15. Após pedido de vista do em. Min. Alexandre de Moraes, porém, ambas as ações constitucionais foram suspensas, aguardando-se, portanto, a matéria a posição definitiva dos demais membros da Corte. 

16. Entretanto, não é mais possível esperar. Diante desse estado de coisas, esta Corte de justiça é posta a decidir sobre o tema: é ou não legal aplicar astreintes ao agente econômico que desenvolve e aplica a criptografia de ponta-a-ponta em seus serviços de comunicação. A vedação ao non liquet, prevista no art. 140 do CPC, nos impede de nos abster. É nosso dever julgar. 

17. Por isso, embora chamando atenção para os graves aspectos que neste meu voto inicialmente levantei, curvo-me aos argumentos apresentados pelos em. Ministros Rosa Weber e Edson Fachin, os quais representam, ao menos até a presente altura, o pensamento do Supremo Tribunal Federal na matéria. E, assim, endosso a ponderação de valores realizada pelos aludidos Ministros, que, em seus votos, concluíram que os benefícios advindos da criptografia de ponta a ponta se sobrepõem às eventuais perdas pela impossibilidade de se coletar os dados das conversas dos usuários da tecnologia. 

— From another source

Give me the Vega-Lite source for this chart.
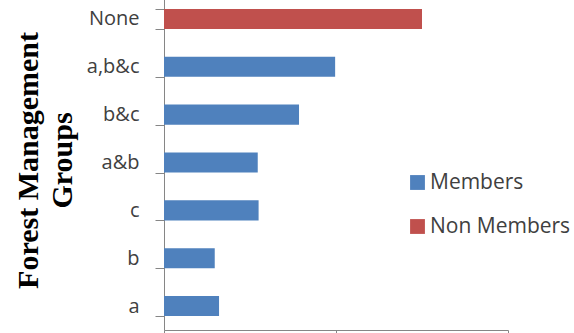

18. Recurso ordinário provido, para afastar a multa aplicada ante a impossibilidade fática, no caso concreto, de cumprimento da ordem judicial, haja vista o emprego da criptografia de ponta-a-ponta.

ACÓRDÃO 

Vistos, relatados e discutidos os autos em que são partes as acima indicadas, acordam os Ministros da Terceira Seção do Superior Tribunal de Justiça, após o voto-vista divergente, quanto à fundamentação, do Sr. Ministro Ribeiro Dantas, dando provimento ao recurso ordinário para afastar a multa aplicada ante a impossibilidade fática, no caso concreto, de cumprimento da ordem judicial, haja vista o emprego da criptografia de ponta-a-ponta, e os votos dos Srs. Ministros Antonio Saldanha Palheiro, Joel Ilan Paciornik, Laurita Vaz, Sebastião Reis Júnior (com ressalva) e Rogerio Schietti Cruz no mesmo sentido, por maioria, dar provimento ao recurso ordinário para afastar a multa aplicada ante a impossibilidade fática, no caso concreto, de cumprimento da ordem judicial, haja vista o emprego da criptografia de ponta-a-ponta, nos termos do voto do Sr. Ministro Ribeiro Dantas, que lavrará o acórdão. Votou vencido o Sr. Ministro Nefi Cordeiro. Votaram com o Sr. Ministro Ribeiro Dantas os Srs. Ministros Antonio Saldanha Palheiro, Joel Ilan Paciornik, Laurita Vaz, Sebastião Reis Júnior (com ressalva) e Rogerio Schietti Cruz. Não participaram do julgamento os Srs. Ministros Felix Fischer e João Otávio de Noronha. Presidiu o julgamento o Sr. Ministro Reynaldo Soares da Fonseca.